Oh, totally essential to maintain. One thing I have great respect for – and it’s not the sacred cow to me, but I do respect it and I do nurture it – is my work. I keep it in a very positive, very happy nursery. I don’t put negative things where my work is, because I don’t want to harm it at this stage in my life. I’m nearly 40 years old. When you’re 16, working in the area that I work in and was working in when I was 16, you find out you could be in a battlefield because of humiliation and the cruelty of others and the cruelty of poverty and all the things that life throws at us. I’ve learned that if I want to be doing this work when I’m 70, and I want to be able to bring something to the table that is grown in love, then I need to nurture it and protect it from certain dramas that are based on career, ambition, and self-glorification. You have to be extremely careful.

People talk to me about reincarnation and things like that… maybe reincarnation is true. For me, it has no value, because I have a relationship with God, and I know that’s where I’m going. I stick by His rules, and I’m doing everything I can to get there, to be with Him. But I really do believe we only have one shot at this life. If you cut diamonds for a living, you’re going to be extremely careful in how you go about the job. I believe, as human beings, we have the ability to hone ourselves into something quite wonderful… We all have a different journey in life. Whether you’re working in a supermarket or you’re doing music in Hollywood movies, you’re experiencing exactly the same complexity, same pressure… You’re going through things. There are no real safety nets or parachutes that protect you from life itself. I suppose I’ve had to learn to duck and dive in order to stay alive.

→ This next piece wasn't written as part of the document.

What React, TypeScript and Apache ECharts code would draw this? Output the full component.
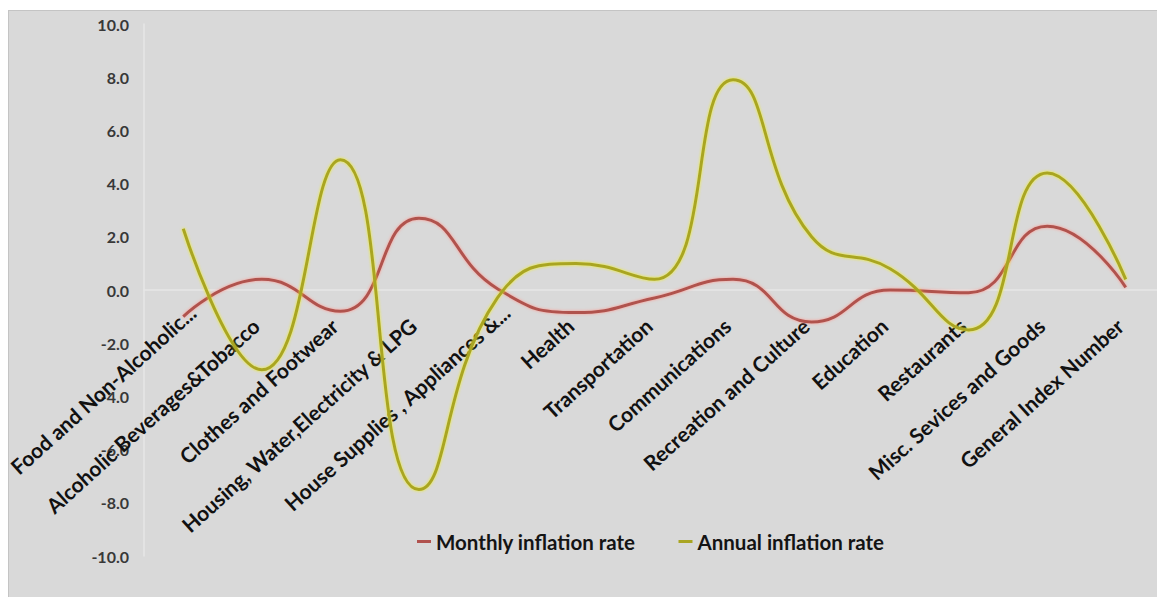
import React, { useEffect, useRef } from "react";
import * as echarts from "echarts";

const categories = [
  "Food and Non-Alcoholic...",
  "Alcoholic Beverages&Tobacco",
  "Clothes and Footwear",
  "Housing, Water,Electricity & LPG",
  "House Supplies , Appliances &...",
  "Health",
  "Transportation",
  "Communications",
  "Recreation and Culture",
  "Education",
  "Restaurants",
  "Misc. Sevices and Goods",
  "General Index Number",
];

const monthlyRate = [-1.0, 0.4, -0.8, 2.7, 0.05, -0.85, -0.3, 0.4, -1.2, 0.0, -0.1, 2.4, 0.1];
const annualRate = [2.3, -3.0, 4.9, -7.5, -0.3, 1.0, 0.4, 7.9, 2.0, 0.8, -1.5, 4.4, 0.4];

const yMin = -10;
const yMax = 10;
const yStep = 2;

export default function App() {
  const ref = useRef<HTMLDivElement>(null);

  useEffect(() => {
    if (!ref.current) return;
    const chart = echarts.init(ref.current, undefined, { renderer: "svg" });
    const gridTop = 13;
    const gridBottom = 41;
    const plotH = 586 - gridTop - gridBottom;
    const zeroOffset = -plotH * ((0 - yMin) / (yMax - yMin));
    // truncated labels (ending in "...") sit a little further along their baseline
    const categoryItems = categories.map((c) =>
      c.endsWith("...") ? { value: c, textStyle: { padding: [0, -12, 0, 0] } } : c
    );
    chart.setOption({
      animation: false,
      backgroundColor: "transparent",
      textStyle: { fontFamily: "Lato" },
      legend: {
        left: 408,
        top: 520,
        padding: 0,
        icon: "rect",
        itemWidth: 14,
        itemHeight: 3,
        itemGap: 43,
        textStyle: { fontFamily: "Lato", fontWeight: "bold", fontSize: 20.5, color: "#141414" },
        data: ["Monthly inflation rate", "Annual inflation rate"],
      },
      grid: { left: 135, right: -8, top: gridTop, bottom: gridBottom, containLabel: false, outerBoundsMode: "none" },
      xAxis: {
        type: "category",
        data: categoryItems,
        boundaryGap: true,
        offset: zeroOffset,
        axisLine: { show: true, onZero: false, lineStyle: { color: "#E6E6E6", width: 1.5 } },
        axisTick: { show: false },
        splitLine: { show: false },
        axisLabel: {
          interval: 0,
          rotate: 42,
          margin: 27,
          padding: [0, 8, 0, 0],
          fontFamily: "Lato",
          fontWeight: "bold",
          fontSize: 21,
          color: "#111111",
        },
      },
      yAxis: {
        type: "value",
        min: yMin,
        max: yMax,
        interval: yStep,
        axisLine: { show: true, lineStyle: { color: "#E6E6E6", width: 1.5 } },
        axisTick: { show: false },
        splitLine: { show: false },
        axisLabel: {
          margin: 15,
          fontFamily: "Lato",
          fontWeight: "bold",
          fontSize: 16,
          color: "#383838",
          formatter: (v: number) => v.toFixed(1),
        },
      },
      series: [
        {
          name: "Monthly inflation rate",
          type: "line",
          data: monthlyRate,
          smooth: 0.5,
          symbol: "none",
          itemStyle: { color: "#B0524E" },
          lineStyle: { color: "#B0524E", width: 3, shadowBlur: 3, shadowColor: "rgba(255,150,140,0.9)" },
        },
        {
          name: "Annual inflation rate",
          type: "line",
          data: annualRate,
          smooth: 0.5,
          symbol: "none",
          itemStyle: { color: "#A9A523" },
          lineStyle: { color: "#A9A523", width: 3, shadowBlur: 3, shadowColor: "rgba(240,240,20,0.9)" },
        },
      ],
    });
    return () => chart.dispose();
  }, []);

  return (
    <div
      style={{
        position: "absolute",
        left: 8,
        top: 10,
        width: 1149,
        height: 587,
        background: "#D9D9D9",
        borderTop: "1px solid #C4C4C4",
        borderLeft: "1px solid #C4C4C4",
        boxSizing: "border-box",
      }}
    >
      <div ref={ref} style={{ width: 1148, height: 586 }} />
    </div>
  );
}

The world I’ve been in has been a subcultural one. And in the subcultural world of the work, standards are much higher and much tougher, and there’s much more criticism. So you sort of come out of there pretty tough. People say to me, “Oh, that whole Hollywood thing… It’s so tough!” Darling, believe me, it is nowhere near as tough as touring around Europe in a van, starving to death, being beaten up, earning no money, being ripped off everywhere you go… and managing to maintain this ideal, your work.

Do you mean physically or emotionally beaten up?

Physically and emotionally.

Really?

Yeah, yeah… Look, when you’ve been around as long as I have and you come up as slowly or you’ve not come up – because I’ve always felt the same level – it’s not that you go up. You widen out and you go down and you go over and you go back and you go forward. It’s all multifaceted, the shape that you take on in your learning curve. Yes, we’ve had terrible experiences and wonderful experiences. The thing that’s always so extraordinary about looking at the work… is that state of excellence that you want to be a part of. There’s safety there. There’s safety in creating these gardens that you… I don’t know. I’ve never been able to fully understand it. I always hope I’ll stumble on it by accident, this creative driving force that makes it all worthwhile somehow. I often look back and think of the things that poor ol’ Brendan and I have been through. We worked together for nearly twenty years. I think of the poverty and challenges we faced going on those rotten old tours… in vans that were blowing up and ending up on the side of the road in the middle of nowhere. And starving. And wounded. Absolutely destroyed. Yet there we were, searching for something with a greater value, knowing that there’s more to this than this. There has to be… When I think of the things that he and I have been through. It’s so extraordinary. It makes me cry when I think about it. You think of your kids.

Human beings are so remarkable. They know that this isn’t it. They know there’s been some terrible accident and that man – that the human being – has gone wrong. And we’re told Biblical things that we don’t understand. And there are philosophical things that we don’t fully understand. And we look at indigenous people and we see how wonderful their lives were before we came along. It’s the West that there’s something wrong with. We’re the ones that have relied on intellect instead of the heart. Being disobedient to rules that have led us to absolute material chaos. We’ve ignored nature. We’ve just stomped it into the ground. We’re in an awful mess. We really are…

I think that’s why I’ve always chosen to do art, and I understand fully why I do music. I believe that music and these things – these aesthetic things – enable people to maintain a certain amount of sanity. You provide something within the environment that enables people to maintain a certain amount of sanity. If you sit down and listen to a piece of music, you’ll come into contact with feelings you otherwise wouldn’t take time out to come into contact with. And this is important, because the society that we live in denies us of this. Look at indigenous cultures where people would sit and sing songs and tell stories. It enabled people to come into contact with deeper feelings. We’re losing this. Yes, it’s recreated in Hollywood films. And these are the grandiose storytellers, the campfire. There it is. It’s just grown up and grown up and grown up because of this ever-perpetuating… material web that gets bigger and larger but never solves itself. And there we are, telling the stories in these forms… It is essential to our growth, essential to staying sane, that we do this.

I think that’s definitely true. Music like yours – there are some other bands and things, too – definitely helps maintain a sense of sanity. I wouldn’t really call it escapism, but it does help push away the problems of the world at times.

Absolutely. You’re right. Cathartic things, joyful things, places to go, safety in the engagement of working with another person – it’s stimulating, it’s nourishing, it’s kindling. The thing with us is we’ve sort of lifted ourselves into these areas of comfort that we’re not satisfied with. I always prefer to go back to the simple, which is my work. I go there, and I believe it’s worthwhile. It’s a worthwhile thing to do. And I feel a responsibility to try to help to maintain some sort of sanity within this crazy place that we’re living. If you can, create a situation that somehow has a contact with something outside of all of this garbage and all of the things that have diluted our relationship with God and created these factories and businesses and traditions and things that have nothing to do with the abstract, nothing to do with spirituality. If you can maintain this current, that will allow people to maintain just enough sanity so that when they hear the truth, they’re able to listen. That’s my responsibility. I know that’s my purpose here. I have no doubt about it. And as long as I’m allowed to do that, I’ll always believe I’m doing something worthwhile.